Differential DSM-III Psychiatric Disorder Prevalence Profiles in Dystonia and Parkinson Disease
Journal of Neuropsychiatry and Clinical Neurosciences
The authors investigated the prevalence of DIS-ascertained DSM-III psychiatric disorders occurring in 28 patients with dystonia and 28 patients with Parkinson’s Disease (PD). In patients with dystonia, lifetime prevalences of major depression (25.0%), bipolar disorder (7.1%), atypical bipolar disorder (7.1%), social phobia (17.9%), and generalized anxiety disorder (25.0%) were significantly more common than in epidemiologic catchment area (ECA) study population controls (p < 0.005). Social phobia and generalized anxiety disorder preceded dystonia (primary), while bipolar disorder developed after dystonia onset (secondary). In PD patients, the lifetime prevalence of simple phobia (35.7%, p < 0.0001) and atypical depression (21.4%) were significantly more common. Parkinson’s Disease was associated with primary simple phobia and secondary atypical depression.
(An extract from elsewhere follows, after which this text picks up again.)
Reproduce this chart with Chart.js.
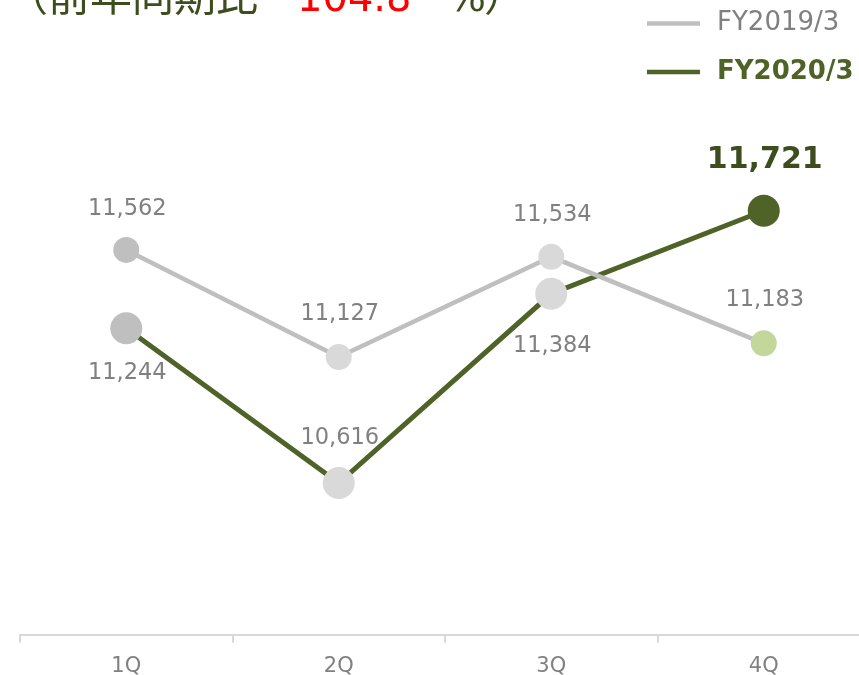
<!DOCTYPE html>
<html>
<head>
<meta charset="utf-8">
<script src="https://cdn.jsdelivr.net/npm/chart.js@4"></script>
<style>
  html, body { margin: 0; padding: 0; overflow: hidden; background: #fff; }
</style>
</head>
<body>
<canvas id="salesChart" width="900" height="690"></canvas>
<script>
// data
const labels = ['1Q', '2Q', '3Q', '4Q'];
const fy2019 = [11562, 11127, 11534, 11183];
const fy2020 = [11244, 10616, 11384, 11721];
const seriesNames = ['FY2019/3', 'FY2020/3'];
const yoyLabel = '（前年同期比';
const yoyRate = '104.8';

const ctx = document.getElementById('salesChart').getContext('2d');
const FONT = "'DejaVu Sans', Verdana, sans-serif";
const DARK = '#3e4d1d';

// value labels next to each point
const valueLabels = {
  id: 'valueLabels',
  afterDatasetsDraw(chart) {
    const c = chart.ctx;
    c.save();
    c.textAlign = 'center';
    c.textBaseline = 'middle';
    chart.data.datasets.forEach((ds, i) => {
      const meta = chart.getDatasetMeta(i);
      meta.data.forEach((pt, j) => {
        const txt = ds.data[j].toLocaleString('en-US');
        if (ds.highlight === j) {
          c.font = 'bold 30px ' + FONT;
          c.fillStyle = DARK;
        } else {
          c.font = '22.5px ' + FONT;
          c.fillStyle = '#808080';
        }
        c.fillText(txt, pt.x + 1, pt.y + ds.labelOffset[j]);
      });
    });
    c.restore();
  }
};

// title fragment and legend at the top
const header = {
  id: 'header',
  afterDraw(chart) {
    const c = chart.ctx;
    c.save();
    c.textBaseline = 'alphabetic';
    c.textAlign = 'left';
    c.font = "42px 'Noto Sans CJK JP', sans-serif";
    c.fillStyle = DARK;
    c.fillText(yoyLabel, 6, 11);
    c.font = '40px ' + FONT;
    c.fillStyle = '#ff0000';
    c.fillText(yoyRate, 297, 11);
    c.fillStyle = DARK;
    c.fillText('%', 448, 11);
    c.font = "42px 'Noto Sans CJK JP', sans-serif";
    c.fillText('）', 484, 11);

    // legend
    const items = [
      { y: 23.5, color: '#bfbfbf', text: '#808080', font: '26px ' + FONT },
      { y: 72, color: '#4f6228', text: '#4f6228', font: 'bold 26px ' + FONT }
    ];
    items.forEach((it, i) => {
      c.strokeStyle = it.color;
      c.lineWidth = 4.5;
      c.beginPath();
      c.moveTo(647, it.y);
      c.lineTo(700, it.y);
      c.stroke();
      c.font = it.font;
      c.fillStyle = it.text;
      c.textBaseline = 'middle';
      c.fillText(seriesNames[i], 717, it.y);
    });
    c.restore();
  }
};

const data = {
  labels,
  datasets: [
    {
      label: seriesNames[0],
      data: fy2019,
      borderColor: '#bfbfbf',
      borderWidth: 4.5,
      pointRadius: 13,
      pointBorderWidth: 0,
      pointBackgroundColor: ['#bfbfbf', '#d9d9d9', '#d9d9d9', '#c4d79b'],
      labelOffset: [-41, -43, -42, -43],
      tension: 0,
      clip: false
    },
    {
      label: seriesNames[1],
      data: fy2020,
      borderColor: '#4f6228',
      borderWidth: 5,
      pointRadius: 16,
      pointBorderWidth: 0,
      pointBackgroundColor: ['#bfbfbf', '#d9d9d9', '#d9d9d9', '#4f6228'],
      labelOffset: [45, -45, 52, -51],
      highlight: 3,
      tension: 0,
      clip: false
    }
  ]
};

const config = {
  type: 'line',
  data: data,
  options: {
    responsive: false,
    animation: false,
    events: [],
    devicePixelRatio: 1,
    layout: { padding: { left: 20, right: 30, top: 142, bottom: 0 } },
    plugins: {
      legend: { display: false },
      tooltip: { enabled: false }
    },
    scales: {
      x: {
        offset: true,
        grid: {
          offset: true,
          drawOnChartArea: false,
          drawTicks: true,
          tickLength: 8,
          color: '#d9d9d9',
          lineWidth: 2
        },
        border: { color: '#d9d9d9', width: 2 },
        ticks: {
          color: '#808080',
          padding: 11,
          font: { size: 21, family: FONT }
        }
      },
      y: {
        display: false,
        min: 10000,
        max: 12000
      }
    }
  },
  plugins: [valueLabels, header]
};

new Chart(ctx, config);
</script>
</body>
</html>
These findings are considered in light of previous results and in terms of the differences in pallidothalamic physiologies in dystonia and PD. These data suggest distinctive profiles of psychiatric disorders in dystonia and PD.
Lauterbach, Edward C., Alan Freeman, Robert L. Vogel.
"Differential DSM-III Psychiatric Disorder Prevalence Profiles in Dystonia and Parkinson Disease."
Journal of Neuropsychiatry and Clinical Neurosciences, 16 (1): 29-36.